By regularly reviewing and amending your constitution, you can help ensure that your business remains resilient and adaptable in a changing legal climate.
Key Takeaways
- A company constitution is a fundamental legal document that governs how a company operates internally.
- It outlines the governance structure, defines roles and responsibilities, and establishes decision-making processes.
- The constitution acts as a contract between the company and its shareholders, offering legal protection and promoting regulatory compliance.
- Customising your constitution instead of relying solely on replaceable rules can provide greater flexibility and clarity for your business.
- Amendment mechanisms, such as the use of a deed of variation or deed of accession, ensure the document evolves alongside your business.
- Decisions regarding your business structure, as explored in sole trader versus company debates and analysis on business structure matters, have a significant impact on the need for and design of your constitution.

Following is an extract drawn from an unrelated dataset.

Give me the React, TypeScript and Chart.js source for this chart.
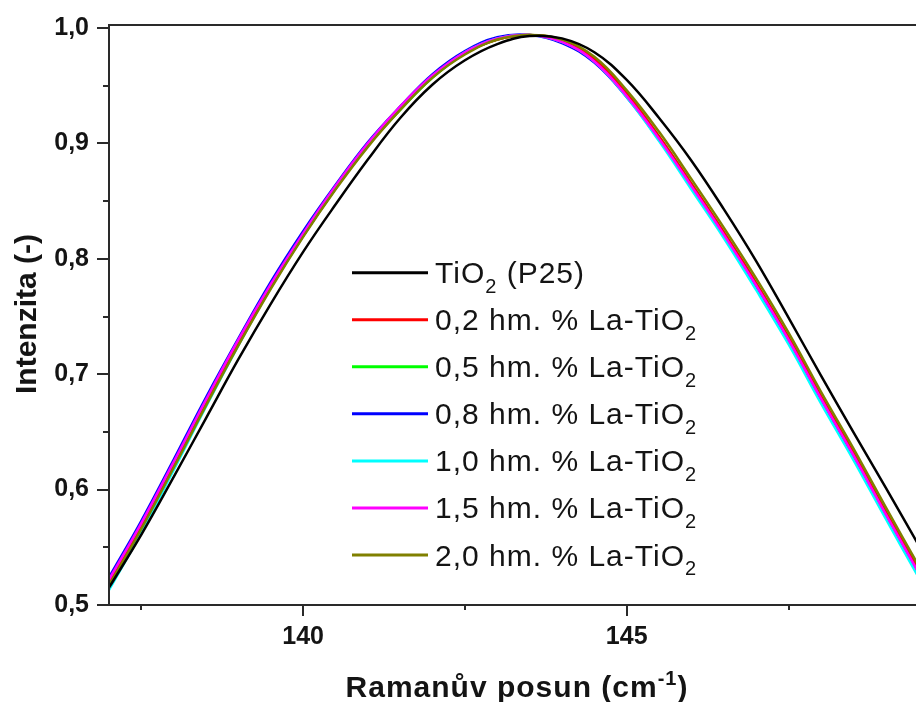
import React, { useEffect, useRef } from 'react';
import { Chart, registerables } from 'chart.js';

Chart.register(...registerables);

// ---------- data ----------
const ramanShift = [
  137, 137.5, 138, 138.5, 139, 139.5, 140, 140.5, 141, 141.5, 142, 142.5, 143,
  143.5, 144, 144.5, 145, 145.5, 146, 146.5, 147, 147.5, 148, 148.5, 149, 149.5,
];

const seriesNames = [
  'TiO₂ (P25)',
  '0,2 hm. % La-TiO₂',
  '0,5 hm. % La-TiO₂',
  '0,8 hm. % La-TiO₂',
  '1,0 hm. % La-TiO₂',
  '1,5 hm. % La-TiO₂',
  '2,0 hm. % La-TiO₂',
];
const seriesColors = ['#000000', '#ff0000', '#00ff00', '#0000ff', '#00ffff', '#ff00ff', '#808000'];
const seriesOrder = [0, 3, 4, 6, 5, 2, 1];

const tio2P25 = [0.515, 0.561, 0.611, 0.662, 0.713, 0.761, 0.806, 0.847, 0.886, 0.922, 0.951, 0.972, 0.986, 0.993, 0.991, 0.979, 0.955, 0.922, 0.885, 0.843, 0.798, 0.749, 0.699, 0.65, 0.602, 0.553];
const la02 = [0.519, 0.568, 0.621, 0.675, 0.727, 0.776, 0.82, 0.861, 0.898, 0.93, 0.958, 0.978, 0.99, 0.994, 0.989, 0.973, 0.943, 0.906, 0.865, 0.823, 0.779, 0.732, 0.681, 0.632, 0.581, 0.531];
const la05 = [0.518, 0.567, 0.62, 0.674, 0.726, 0.775, 0.82, 0.861, 0.898, 0.929, 0.957, 0.978, 0.99, 0.994, 0.989, 0.973, 0.943, 0.906, 0.865, 0.823, 0.779, 0.732, 0.681, 0.632, 0.581, 0.532];
const la08 = [0.524, 0.573, 0.626, 0.68, 0.731, 0.78, 0.824, 0.864, 0.901, 0.932, 0.96, 0.98, 0.992, 0.994, 0.987, 0.97, 0.94, 0.903, 0.862, 0.82, 0.776, 0.729, 0.678, 0.629, 0.578, 0.529];
const la10 = [0.513, 0.563, 0.617, 0.672, 0.725, 0.775, 0.82, 0.861, 0.899, 0.93, 0.958, 0.979, 0.991, 0.994, 0.988, 0.971, 0.94, 0.902, 0.86, 0.818, 0.773, 0.726, 0.675, 0.626, 0.575, 0.525];
const la15 = [0.522, 0.571, 0.624, 0.678, 0.73, 0.778, 0.822, 0.863, 0.9, 0.932, 0.959, 0.979, 0.991, 0.994, 0.988, 0.971, 0.941, 0.904, 0.863, 0.821, 0.777, 0.73, 0.679, 0.63, 0.579, 0.529];
const la20 = [0.517, 0.566, 0.619, 0.673, 0.725, 0.774, 0.819, 0.86, 0.897, 0.929, 0.957, 0.977, 0.99, 0.994, 0.99, 0.975, 0.946, 0.91, 0.869, 0.827, 0.783, 0.736, 0.685, 0.636, 0.585, 0.535];

const seriesValues = [tio2P25, la02, la05, la08, la10, la15, la20];

const yTickValues = [0.5, 0.6, 0.7, 0.8, 0.9, 1.0];
const yMinorTickValues = [0.55, 0.65, 0.75, 0.85, 0.95];
const xTickValues = [140, 145];
const xMinorTickValues = [137.5, 142.5, 147.5];

const xTitle = 'Ramanův posun (cm⁻¹)';
const yTitle = 'Intenzita (-)';

// ---------- helpers ----------
const FAMILY = '"Liberation Sans", Arial, sans-serif';
const TEXT_COLOR = '#141414';
const AXIS_COLOR = '#2a2a2a';

type Run = { text: string; kind: 'n' | 'sub' | 'sup' };

function splitRuns(text: string): Run[] {
  const subMap: Record<string, string> = { '₂': '2' };
  const supMap: Record<string, string> = { '⁻': '-', '¹': '1' };
  const runs: Run[] = [];
  for (const ch of text) {
    let kind: Run['kind'] = 'n';
    let c = ch;
    if (subMap[ch]) { kind = 'sub'; c = subMap[ch]; }
    else if (supMap[ch]) { kind = 'sup'; c = supMap[ch]; }
    const last = runs[runs.length - 1];
    if (last && last.kind === kind) last.text += c;
    else runs.push({ text: c, kind });
  }
  return runs;
}

function richFont(kind: Run['kind'], size: number, weight: string) {
  const s = kind === 'n' ? size : Math.round(size * 0.68);
  return `${weight} ${s}px ${FAMILY}`;
}

function measureRich(ctx: CanvasRenderingContext2D, text: string, size: number, weight: string) {
  let w = 0;
  for (const r of splitRuns(text)) {
    ctx.font = richFont(r.kind, size, weight);
    w += ctx.measureText(r.text).width;
  }
  return w;
}

function drawRich(ctx: CanvasRenderingContext2D, text: string, x: number, y: number, size: number, weight: string) {
  let cx = x;
  for (const r of splitRuns(text)) {
    ctx.font = richFont(r.kind, size, weight);
    let dy = 0;
    if (r.kind === 'sub') dy = size * 0.33;
    if (r.kind === 'sup') dy = -size * 0.4;
    ctx.fillText(r.text, cx, y + dy);
    cx += ctx.measureText(r.text).width;
  }
}

const framePlugin = {
  id: 'frameAndDecor',
  afterDatasetsDraw(chart: any) {
    const { ctx, chartArea } = chart;
    const xs = chart.scales.x;
    const ys = chart.scales.y;
    const { left, right, top, bottom } = chartArea;
    ctx.save();
    ctx.strokeStyle = AXIS_COLOR;
    ctx.lineWidth = 2;
    ctx.beginPath();
    ctx.moveTo(left, top);
    ctx.lineTo(right, top);
    ctx.moveTo(left, top - 1);
    ctx.lineTo(left, bottom + 1);
    ctx.moveTo(left - 1, bottom);
    ctx.lineTo(right, bottom);
    yTickValues.forEach((v) => {
      const p = Math.round(ys.getPixelForValue(v));
      ctx.moveTo(left - 12, p);
      ctx.lineTo(left, p);
    });
    yMinorTickValues.forEach((v) => {
      const p = Math.round(ys.getPixelForValue(v));
      ctx.moveTo(left - 6, p);
      ctx.lineTo(left, p);
    });
    xTickValues.forEach((v) => {
      const p = Math.round(xs.getPixelForValue(v));
      ctx.moveTo(p, bottom);
      ctx.lineTo(p, bottom + 11);
    });
    xMinorTickValues.forEach((v) => {
      const p = Math.round(xs.getPixelForValue(v));
      ctx.moveTo(p, bottom);
      ctx.lineTo(p, bottom + 5);
    });
    ctx.stroke();

    ctx.fillStyle = TEXT_COLOR;
    ctx.textBaseline = 'alphabetic';
    ctx.textAlign = 'left';
    (ctx as any).letterSpacing = '1px';

    // legend
    const legX0 = 352;
    const legX1 = 428;
    const legY0 = 272.7;
    const legStep = 47.05;
    chart.data.datasets.forEach((ds: any, i: number) => {
      const cy = legY0 + i * legStep;
      ctx.strokeStyle = ds.borderColor;
      ctx.lineWidth = 3;
      ctx.beginPath();
      ctx.moveTo(legX0, cy);
      ctx.lineTo(legX1, cy);
      ctx.stroke();
      ctx.fillStyle = TEXT_COLOR;
      drawRich(ctx, ds.label, 435, cy + 10.5, 30, 'normal');
    });

    // x title
    const xw = measureRich(ctx, xTitle, 30, 'bold');
    drawRich(ctx, xTitle, 517 - xw / 2, 697, 30, 'bold');

    // y title
    ctx.save();
    ctx.translate(36, 314);
    ctx.rotate(-Math.PI / 2);
    (ctx as any).letterSpacing = '0px';
    ctx.font = `bold 30px ${FAMILY}`;
    ctx.textAlign = 'center';
    ctx.fillText(yTitle, 0, 0);
    ctx.restore();

    ctx.restore();
  },
};

export default function App() {
  const ref = useRef<HTMLCanvasElement | null>(null);

  useEffect(() => {
    if (!ref.current) return;
    const datasets = seriesNames.map((name, i) => ({
      label: name,
      data: ramanShift.map((x, j) => ({ x, y: seriesValues[i][j] })),
      borderColor: seriesColors[i],
      backgroundColor: seriesColors[i],
      borderWidth: 2.5,
      pointRadius: 0,
      tension: 0.4,
      fill: false,
      order: seriesOrder[i],
    }));
    const chart = new Chart(ref.current, {
      type: 'line',
      data: { datasets },
      options: {
        animation: false,
        responsive: false,
        devicePixelRatio: 1,
        layout: { padding: { left: 0, right: 0, top: 25, bottom: 0 } },
        plugins: { legend: { display: false }, tooltip: { enabled: false } },
        scales: {
          x: {
            type: 'linear',
            min: 137,
            max: 149.47,
            grid: { display: false, drawTicks: false },
            border: { display: false },
            afterFit: (s: any) => { s.height = 97; s.paddingLeft = 0; s.paddingRight = 0; },
            afterBuildTicks: (s: any) => { s.ticks = xTickValues.map((v) => ({ value: v })); },
            ticks: {
              padding: 17,
              maxRotation: 0,
              autoSkip: false,
              color: TEXT_COLOR,
              font: { family: FAMILY, size: 25, weight: 'bold' },
              callback: (v: any) => String(v),
            },
          },
          y: {
            type: 'linear',
            min: 0.5,
            max: 1.0026,
            grid: { display: false, drawTicks: false },
            border: { display: false },
            afterFit: (s: any) => { s.width = 109; s.paddingTop = 0; s.paddingBottom = 0; },
            afterBuildTicks: (s: any) => { s.ticks = yTickValues.map((v) => ({ value: v })); },
            ticks: {
              padding: 20,
              autoSkip: false,
              color: TEXT_COLOR,
              font: { family: FAMILY, size: 25, weight: 'bold' },
              callback: (v: any) => Number(v).toFixed(1).replace('.', ','),
            },
          },
        },
      },
      plugins: [framePlugin],
    });
    return () => chart.destroy();
  }, []);

  return (
    <div style={{ position: 'absolute', left: 0, top: 0, width: 916, height: 702, background: '#fff' }}>
      <canvas ref={ref} width={916} height={702} style={{ display: 'block', width: 916, height: 702 }} />
    </div>
  );
}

- Robust internal governance, underpinned by a sound company constitution, is key to minimizing disputes and supporting your company’s long-term success.
A well-crafted company constitution not only establishes the framework for effective governance but also serves as a dynamic tool for managing growth and adapting to regulatory changes. By carefully considering your corporate needs and engaging expert advice when necessary, you can ensure that your constitution supports both your current operations and future ambitions.